> _TASK BRIEF_
Reproduce each line of the material exactly, minus any picture.

> _SOURCE DATA_

╭──

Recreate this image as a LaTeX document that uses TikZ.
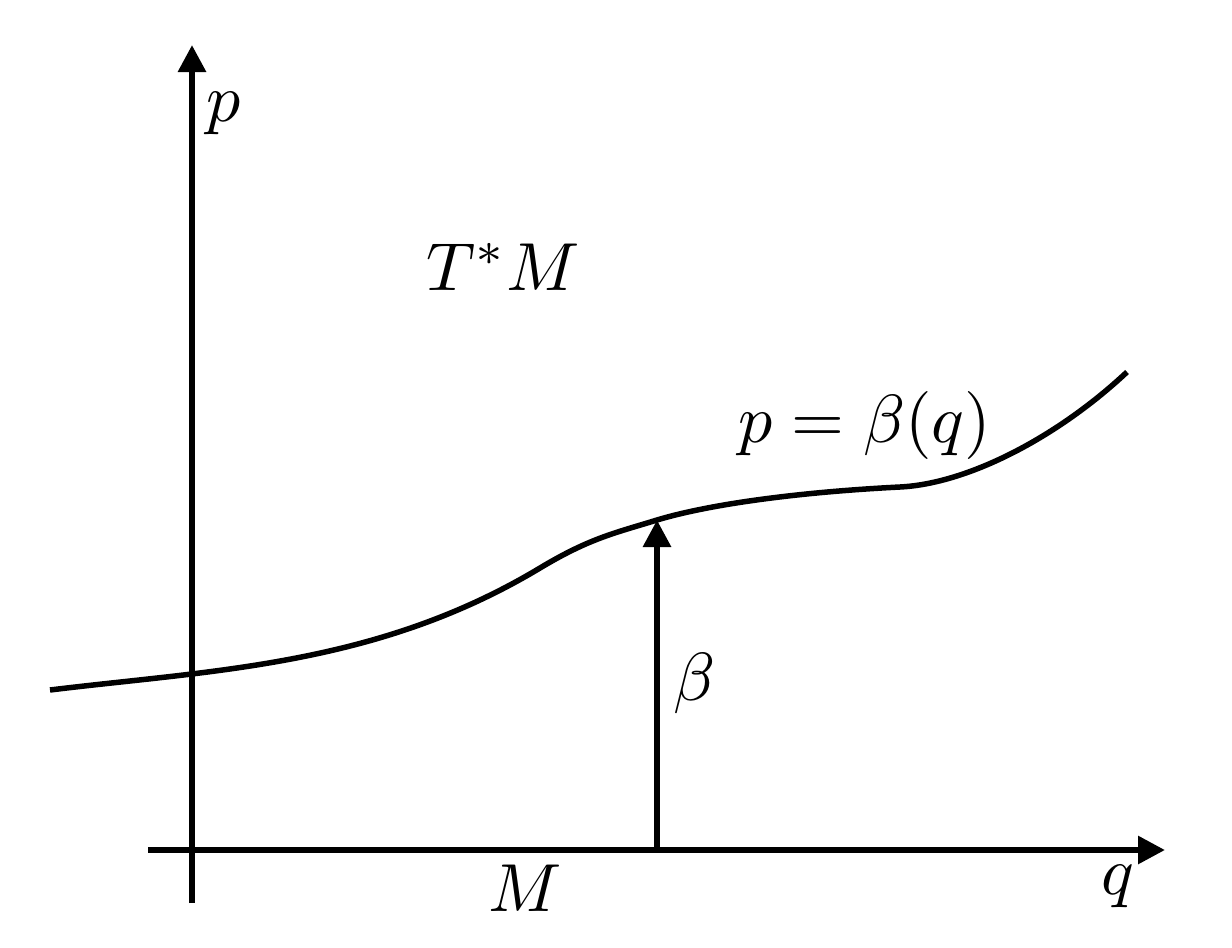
\documentclass[tikz,border=0pt]{standalone}
\usetikzlibrary{arrows.meta}
\newcommand{\biglbl}[1]{\scalebox{6.8}{$#1$}}
\begin{document}
\begin{tikzpicture}[x=1pt,y=-1pt,
  axis/.style={line width=6pt,-{Triangle[length=27pt,width=27pt]}},
  curveline/.style={line width=5.5pt},
  lab/.style={anchor=base west,inner sep=0pt}]
\useasboundingbox (0,0) rectangle (1232,948);
\coordinate (ybot) at (192,903);
\coordinate (ytop) at (192,45);
\coordinate (xleft) at (148,850);
\coordinate (xright) at (1165,850);
\coordinate (bfoot) at (657,850);
\coordinate (bhead) at (657,520);
\draw[axis] (ybot) -- (ytop);
\draw[axis] (xleft) -- (xright);
\draw[curveline] (50,690) .. controls (213,670) and (377,666) .. (540,568)
  .. controls (590,538) and (615,533) .. (bhead)
  .. controls (710,504) and (800,492) .. (900,487)
  .. controls (970,483.5) and (1060,435) .. (1127,372);
\draw[axis] (bfoot) -- (bhead);
\node[lab] (plab) at (206,121) {\biglbl{p}};
\node[lab] (tm) at (426,290) {\biglbl{T^*M}};
\node[lab] (eq) at (738,442) {\biglbl{p=\beta(q)}};
\node[lab] (blab) at (673,700) {\biglbl{\beta}};
\node[lab] (mlab) at (488,911) {\biglbl{M}};
\node[lab] (qlab) at (1101,894) {\biglbl{q}};
\end{tikzpicture}
\end{document}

╰──

> _OUTPUT OF THE TASK_
Recreate this image as a LaTeX document that uses TikZ.
\documentclass[tikz,border=0pt]{standalone}
\usetikzlibrary{arrows.meta}
\newcommand{\biglbl}[1]{\scalebox{6.8}{$#1$}}
\begin{document}
\begin{tikzpicture}[x=1pt,y=-1pt,
  axis/.style={line width=6pt,-{Triangle[length=27pt,width=27pt]}},
  curveline/.style={line width=5.5pt},
  lab/.style={anchor=base west,inner sep=0pt}]
\useasboundingbox (0,0) rectangle (1232,948);
\coordinate (ybot) at (192,903);
\coordinate (ytop) at (192,45);
\coordinate (xleft) at (148,850);
\coordinate (xright) at (1165,850);
\coordinate (bfoot) at (657,850);
\coordinate (bhead) at (657,520);
\draw[axis] (ybot) -- (ytop);
\draw[axis] (xleft) -- (xright);
\draw[curveline] (50,690) .. controls (213,670) and (377,666) .. (540,568)
  .. controls (590,538) and (615,533) .. (bhead)
  .. controls (710,504) and (800,492) .. (900,487)
  .. controls (970,483.5) and (1060,435) .. (1127,372);
\draw[axis] (bfoot) -- (bhead);
\node[lab] (plab) at (206,121) {\biglbl{p}};
\node[lab] (tm) at (426,290) {\biglbl{T^*M}};
\node[lab] (eq) at (738,442) {\biglbl{p=\beta(q)}};
\node[lab] (blab) at (673,700) {\biglbl{\beta}};
\node[lab] (mlab) at (488,911) {\biglbl{M}};
\node[lab] (qlab) at (1101,894) {\biglbl{q}};
\end{tikzpicture}
\end{document}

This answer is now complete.